===== Data segment =====

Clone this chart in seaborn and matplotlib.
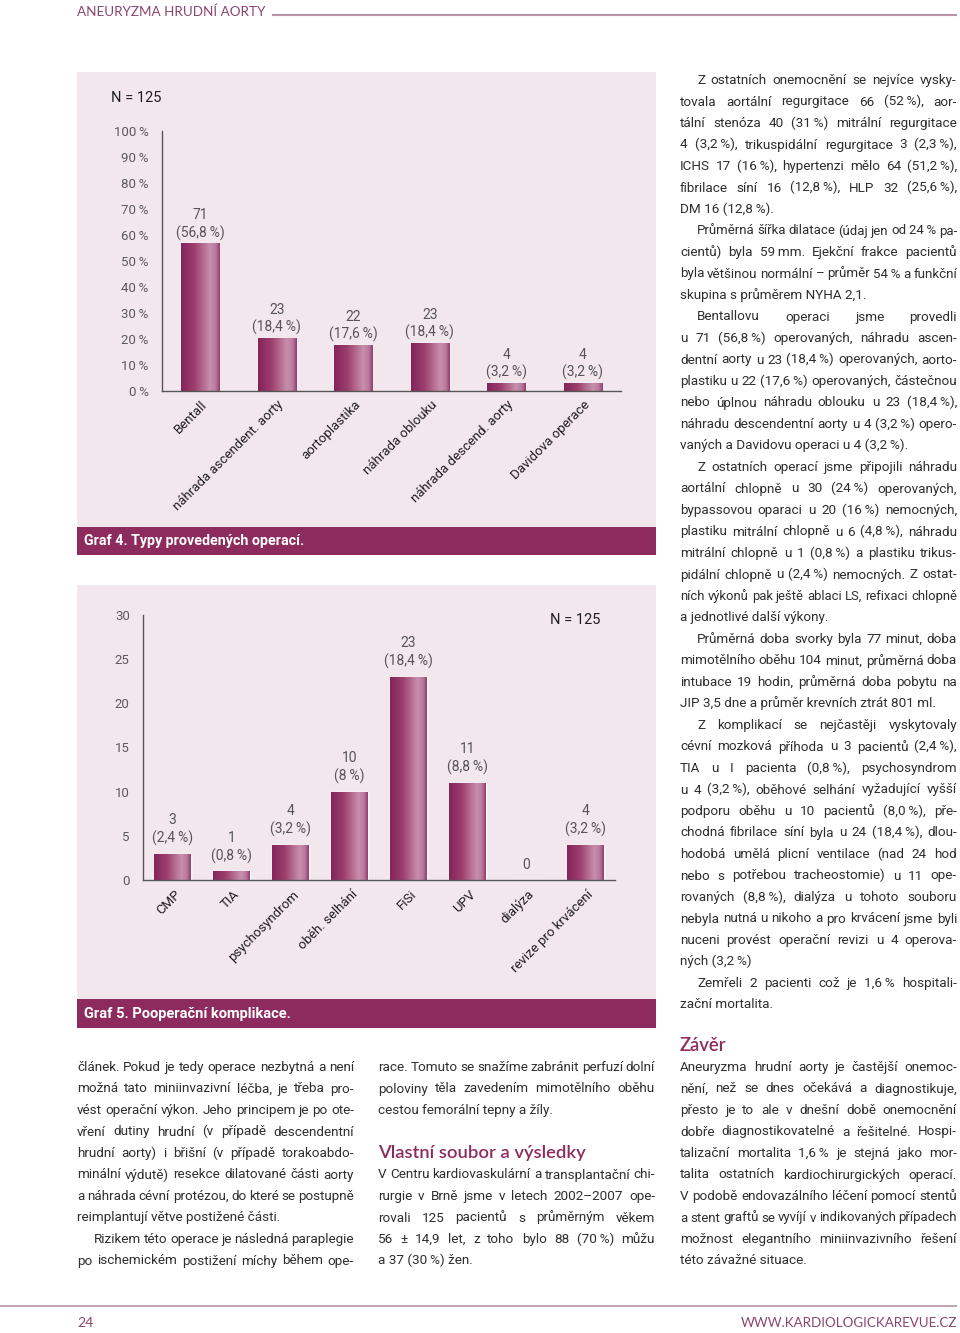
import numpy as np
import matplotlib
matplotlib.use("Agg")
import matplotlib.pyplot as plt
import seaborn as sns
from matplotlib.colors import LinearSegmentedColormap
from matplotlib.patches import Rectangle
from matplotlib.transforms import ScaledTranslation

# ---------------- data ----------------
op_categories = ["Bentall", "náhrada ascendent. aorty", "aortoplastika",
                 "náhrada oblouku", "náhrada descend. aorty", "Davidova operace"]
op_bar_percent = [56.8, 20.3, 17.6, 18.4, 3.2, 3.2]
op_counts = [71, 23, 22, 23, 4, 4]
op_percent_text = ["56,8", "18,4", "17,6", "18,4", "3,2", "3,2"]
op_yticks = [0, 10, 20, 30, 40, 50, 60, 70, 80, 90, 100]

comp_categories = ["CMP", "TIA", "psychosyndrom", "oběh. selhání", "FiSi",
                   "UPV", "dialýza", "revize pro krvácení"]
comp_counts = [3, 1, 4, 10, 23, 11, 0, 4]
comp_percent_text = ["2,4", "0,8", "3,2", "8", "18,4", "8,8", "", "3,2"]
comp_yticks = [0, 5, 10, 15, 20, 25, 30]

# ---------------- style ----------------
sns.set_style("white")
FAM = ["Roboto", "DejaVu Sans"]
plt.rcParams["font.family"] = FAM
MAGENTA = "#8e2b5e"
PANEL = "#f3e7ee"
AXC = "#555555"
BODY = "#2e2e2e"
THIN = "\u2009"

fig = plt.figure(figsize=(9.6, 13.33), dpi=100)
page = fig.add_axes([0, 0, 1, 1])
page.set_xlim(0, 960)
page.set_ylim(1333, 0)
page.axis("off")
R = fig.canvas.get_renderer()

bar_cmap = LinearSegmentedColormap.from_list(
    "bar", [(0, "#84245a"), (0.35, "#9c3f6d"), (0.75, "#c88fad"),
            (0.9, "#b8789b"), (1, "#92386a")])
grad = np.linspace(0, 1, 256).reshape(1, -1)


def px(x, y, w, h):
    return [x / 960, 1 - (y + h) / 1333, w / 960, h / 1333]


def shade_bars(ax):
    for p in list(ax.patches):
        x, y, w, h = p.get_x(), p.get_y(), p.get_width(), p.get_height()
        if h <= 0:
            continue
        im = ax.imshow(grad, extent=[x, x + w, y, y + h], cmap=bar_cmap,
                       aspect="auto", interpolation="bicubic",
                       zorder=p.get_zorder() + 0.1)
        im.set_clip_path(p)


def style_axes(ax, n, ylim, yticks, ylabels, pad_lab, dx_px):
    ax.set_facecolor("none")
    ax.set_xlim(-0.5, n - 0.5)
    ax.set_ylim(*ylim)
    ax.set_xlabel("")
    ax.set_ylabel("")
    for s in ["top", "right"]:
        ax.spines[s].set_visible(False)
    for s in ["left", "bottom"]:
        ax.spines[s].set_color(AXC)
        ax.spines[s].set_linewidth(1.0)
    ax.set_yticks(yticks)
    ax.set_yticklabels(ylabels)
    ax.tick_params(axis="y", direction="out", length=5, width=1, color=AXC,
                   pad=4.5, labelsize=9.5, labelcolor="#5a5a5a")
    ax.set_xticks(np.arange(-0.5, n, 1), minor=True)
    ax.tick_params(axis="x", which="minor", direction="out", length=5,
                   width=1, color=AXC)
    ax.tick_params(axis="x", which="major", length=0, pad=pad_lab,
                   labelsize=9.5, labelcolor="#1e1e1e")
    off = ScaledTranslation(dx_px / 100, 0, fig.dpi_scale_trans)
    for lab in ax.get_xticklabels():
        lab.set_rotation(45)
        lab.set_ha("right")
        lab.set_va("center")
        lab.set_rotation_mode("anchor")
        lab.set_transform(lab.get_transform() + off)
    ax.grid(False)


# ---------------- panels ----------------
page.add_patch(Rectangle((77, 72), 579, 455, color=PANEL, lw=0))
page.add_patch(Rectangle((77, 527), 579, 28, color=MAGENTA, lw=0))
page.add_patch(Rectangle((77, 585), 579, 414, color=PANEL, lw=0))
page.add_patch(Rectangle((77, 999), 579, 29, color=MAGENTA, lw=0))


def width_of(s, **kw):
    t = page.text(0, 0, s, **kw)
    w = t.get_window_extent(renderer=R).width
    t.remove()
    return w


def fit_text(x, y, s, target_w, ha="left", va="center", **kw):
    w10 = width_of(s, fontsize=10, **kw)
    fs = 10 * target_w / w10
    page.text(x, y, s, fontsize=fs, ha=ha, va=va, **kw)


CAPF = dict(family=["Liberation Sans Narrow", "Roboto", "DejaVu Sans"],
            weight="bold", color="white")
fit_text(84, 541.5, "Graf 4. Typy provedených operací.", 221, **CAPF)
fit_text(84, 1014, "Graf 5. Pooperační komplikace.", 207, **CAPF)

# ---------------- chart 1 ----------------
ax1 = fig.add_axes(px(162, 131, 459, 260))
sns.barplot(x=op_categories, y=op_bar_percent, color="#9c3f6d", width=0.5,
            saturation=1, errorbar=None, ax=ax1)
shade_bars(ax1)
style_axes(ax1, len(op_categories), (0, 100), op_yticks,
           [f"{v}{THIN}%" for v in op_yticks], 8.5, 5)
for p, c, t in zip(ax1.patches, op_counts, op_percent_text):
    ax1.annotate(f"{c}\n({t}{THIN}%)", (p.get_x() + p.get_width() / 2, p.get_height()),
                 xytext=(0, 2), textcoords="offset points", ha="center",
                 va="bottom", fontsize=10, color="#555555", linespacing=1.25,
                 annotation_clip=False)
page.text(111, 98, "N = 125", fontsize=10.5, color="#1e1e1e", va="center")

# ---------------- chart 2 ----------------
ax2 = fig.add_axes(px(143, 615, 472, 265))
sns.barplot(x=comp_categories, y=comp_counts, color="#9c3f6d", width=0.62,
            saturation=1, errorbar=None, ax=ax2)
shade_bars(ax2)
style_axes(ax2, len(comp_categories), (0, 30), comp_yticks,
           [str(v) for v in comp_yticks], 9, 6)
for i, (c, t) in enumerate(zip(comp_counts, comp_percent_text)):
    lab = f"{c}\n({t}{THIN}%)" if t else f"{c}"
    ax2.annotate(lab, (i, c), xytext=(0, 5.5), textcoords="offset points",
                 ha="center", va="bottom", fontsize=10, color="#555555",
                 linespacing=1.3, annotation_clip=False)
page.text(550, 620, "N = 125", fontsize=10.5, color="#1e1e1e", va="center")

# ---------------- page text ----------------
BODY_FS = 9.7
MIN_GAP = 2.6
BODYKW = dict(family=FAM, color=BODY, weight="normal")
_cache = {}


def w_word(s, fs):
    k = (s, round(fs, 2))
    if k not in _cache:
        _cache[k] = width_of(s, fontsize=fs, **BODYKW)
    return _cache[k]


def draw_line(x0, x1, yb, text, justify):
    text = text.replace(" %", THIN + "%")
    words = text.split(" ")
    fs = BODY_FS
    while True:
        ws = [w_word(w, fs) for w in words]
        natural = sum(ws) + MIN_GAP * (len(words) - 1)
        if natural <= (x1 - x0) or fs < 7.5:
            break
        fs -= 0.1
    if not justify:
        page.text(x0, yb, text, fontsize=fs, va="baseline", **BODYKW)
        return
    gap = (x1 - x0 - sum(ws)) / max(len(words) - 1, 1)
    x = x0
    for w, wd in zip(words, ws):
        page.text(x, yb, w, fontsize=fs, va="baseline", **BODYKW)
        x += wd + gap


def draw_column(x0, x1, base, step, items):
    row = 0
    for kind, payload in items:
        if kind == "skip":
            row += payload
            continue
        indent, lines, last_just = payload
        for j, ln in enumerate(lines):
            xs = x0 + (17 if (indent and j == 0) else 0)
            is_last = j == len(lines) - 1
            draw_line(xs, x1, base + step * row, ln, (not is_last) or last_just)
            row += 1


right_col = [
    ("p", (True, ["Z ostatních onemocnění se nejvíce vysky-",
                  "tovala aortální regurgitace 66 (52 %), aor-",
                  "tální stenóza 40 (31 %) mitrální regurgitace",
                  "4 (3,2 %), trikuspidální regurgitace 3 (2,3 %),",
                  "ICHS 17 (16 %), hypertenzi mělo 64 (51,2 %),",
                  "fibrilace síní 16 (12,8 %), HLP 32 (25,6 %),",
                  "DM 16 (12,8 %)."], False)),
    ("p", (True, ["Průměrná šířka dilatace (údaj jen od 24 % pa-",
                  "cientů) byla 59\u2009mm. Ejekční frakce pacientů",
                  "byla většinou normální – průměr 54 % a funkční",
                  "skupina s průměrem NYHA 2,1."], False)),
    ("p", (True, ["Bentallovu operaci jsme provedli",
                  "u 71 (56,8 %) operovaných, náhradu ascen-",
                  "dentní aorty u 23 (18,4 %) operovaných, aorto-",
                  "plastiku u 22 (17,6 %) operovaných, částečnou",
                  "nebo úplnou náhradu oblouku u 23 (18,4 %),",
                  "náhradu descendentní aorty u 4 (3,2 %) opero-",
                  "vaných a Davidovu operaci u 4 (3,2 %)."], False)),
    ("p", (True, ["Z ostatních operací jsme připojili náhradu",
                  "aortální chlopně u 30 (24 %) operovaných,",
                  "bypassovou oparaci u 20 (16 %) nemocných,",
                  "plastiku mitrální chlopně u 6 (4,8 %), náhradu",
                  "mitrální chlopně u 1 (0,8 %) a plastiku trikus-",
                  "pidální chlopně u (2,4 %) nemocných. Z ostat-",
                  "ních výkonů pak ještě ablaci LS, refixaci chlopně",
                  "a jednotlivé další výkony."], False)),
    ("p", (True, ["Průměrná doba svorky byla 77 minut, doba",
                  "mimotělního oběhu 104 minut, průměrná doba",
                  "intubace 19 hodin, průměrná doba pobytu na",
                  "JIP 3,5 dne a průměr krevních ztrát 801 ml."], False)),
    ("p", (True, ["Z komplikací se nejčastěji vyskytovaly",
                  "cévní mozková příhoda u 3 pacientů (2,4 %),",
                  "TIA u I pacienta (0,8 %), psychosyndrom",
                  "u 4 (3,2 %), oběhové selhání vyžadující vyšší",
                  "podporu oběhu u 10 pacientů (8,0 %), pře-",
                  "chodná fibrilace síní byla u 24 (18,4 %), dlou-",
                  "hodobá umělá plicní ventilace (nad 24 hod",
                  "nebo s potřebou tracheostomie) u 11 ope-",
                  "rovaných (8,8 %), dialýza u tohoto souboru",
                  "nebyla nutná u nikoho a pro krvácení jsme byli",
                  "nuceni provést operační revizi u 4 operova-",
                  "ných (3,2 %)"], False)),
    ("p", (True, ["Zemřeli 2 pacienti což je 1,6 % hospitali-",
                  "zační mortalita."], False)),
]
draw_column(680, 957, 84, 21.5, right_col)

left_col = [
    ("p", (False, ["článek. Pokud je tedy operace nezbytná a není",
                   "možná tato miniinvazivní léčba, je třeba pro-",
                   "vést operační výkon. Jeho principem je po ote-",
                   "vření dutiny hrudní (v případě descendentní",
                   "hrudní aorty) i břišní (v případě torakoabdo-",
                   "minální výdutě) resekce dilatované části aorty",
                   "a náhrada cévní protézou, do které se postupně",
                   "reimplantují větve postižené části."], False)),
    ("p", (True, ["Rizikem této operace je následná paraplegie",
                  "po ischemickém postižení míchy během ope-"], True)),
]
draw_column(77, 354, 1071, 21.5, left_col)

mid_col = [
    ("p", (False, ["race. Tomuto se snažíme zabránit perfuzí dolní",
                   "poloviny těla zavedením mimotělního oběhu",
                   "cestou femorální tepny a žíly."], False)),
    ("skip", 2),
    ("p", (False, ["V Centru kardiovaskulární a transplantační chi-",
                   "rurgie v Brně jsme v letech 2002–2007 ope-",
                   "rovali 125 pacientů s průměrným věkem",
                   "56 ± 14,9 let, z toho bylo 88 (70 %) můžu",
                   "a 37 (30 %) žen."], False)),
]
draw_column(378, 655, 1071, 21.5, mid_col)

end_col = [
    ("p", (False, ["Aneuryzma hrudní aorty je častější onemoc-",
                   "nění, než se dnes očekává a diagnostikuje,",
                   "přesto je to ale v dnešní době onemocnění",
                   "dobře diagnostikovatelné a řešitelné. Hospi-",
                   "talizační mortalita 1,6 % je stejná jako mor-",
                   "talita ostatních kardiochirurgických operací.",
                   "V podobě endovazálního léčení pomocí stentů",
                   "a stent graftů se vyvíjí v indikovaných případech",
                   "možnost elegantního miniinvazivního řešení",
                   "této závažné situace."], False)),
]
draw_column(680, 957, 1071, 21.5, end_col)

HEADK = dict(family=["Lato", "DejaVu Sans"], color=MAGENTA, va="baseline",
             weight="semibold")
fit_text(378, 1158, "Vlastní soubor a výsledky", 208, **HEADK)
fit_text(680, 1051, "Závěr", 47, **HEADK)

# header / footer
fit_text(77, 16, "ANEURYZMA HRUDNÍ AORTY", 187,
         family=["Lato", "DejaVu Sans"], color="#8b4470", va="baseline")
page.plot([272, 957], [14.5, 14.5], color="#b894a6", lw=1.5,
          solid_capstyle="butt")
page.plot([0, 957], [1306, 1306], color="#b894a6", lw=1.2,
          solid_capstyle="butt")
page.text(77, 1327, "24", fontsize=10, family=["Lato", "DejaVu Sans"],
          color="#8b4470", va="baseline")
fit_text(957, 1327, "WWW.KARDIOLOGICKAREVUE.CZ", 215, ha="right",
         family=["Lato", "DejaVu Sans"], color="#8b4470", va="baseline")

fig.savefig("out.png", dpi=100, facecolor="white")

=====

**Stated problem:**
Return only the lines running from the top of the data to the line that holds "return [x /". Include both of those lines, but skip the pictures.

**Answer in full:**
Clone this chart in seaborn and matplotlib.
import numpy as np
import matplotlib
matplotlib.use("Agg")
import matplotlib.pyplot as plt
import seaborn as sns
from matplotlib.colors import LinearSegmentedColormap
from matplotlib.patches import Rectangle
from matplotlib.transforms import ScaledTranslation

# ---------------- data ----------------
op_categories = ["Bentall", "náhrada ascendent. aorty", "aortoplastika",
                 "náhrada oblouku", "náhrada descend. aorty", "Davidova operace"]
op_bar_percent = [56.8, 20.3, 17.6, 18.4, 3.2, 3.2]
op_counts = [71, 23, 22, 23, 4, 4]
op_percent_text = ["56,8", "18,4", "17,6", "18,4", "3,2", "3,2"]
op_yticks = [0, 10, 20, 30, 40, 50, 60, 70, 80, 90, 100]

comp_categories = ["CMP", "TIA", "psychosyndrom", "oběh. selhání", "FiSi",
                   "UPV", "dialýza", "revize pro krvácení"]
comp_counts = [3, 1, 4, 10, 23, 11, 0, 4]
comp_percent_text = ["2,4", "0,8", "3,2", "8", "18,4", "8,8", "", "3,2"]
comp_yticks = [0, 5, 10, 15, 20, 25, 30]

# ---------------- style ----------------
sns.set_style("white")
FAM = ["Roboto", "DejaVu Sans"]
plt.rcParams["font.family"] = FAM
MAGENTA = "#8e2b5e"
PANEL = "#f3e7ee"
AXC = "#555555"
BODY = "#2e2e2e"
THIN = "\u2009"

fig = plt.figure(figsize=(9.6, 13.33), dpi=100)
page = fig.add_axes([0, 0, 1, 1])
page.set_xlim(0, 960)
page.set_ylim(1333, 0)
page.axis("off")
R = fig.canvas.get_renderer()

bar_cmap = LinearSegmentedColormap.from_list(
    "bar", [(0, "#84245a"), (0.35, "#9c3f6d"), (0.75, "#c88fad"),
            (0.9, "#b8789b"), (1, "#92386a")])
grad = np.linspace(0, 1, 256).reshape(1, -1)


def px(x, y, w, h):
    return [x / 960, 1 - (y + h) / 1333, w / 960, h / 1333]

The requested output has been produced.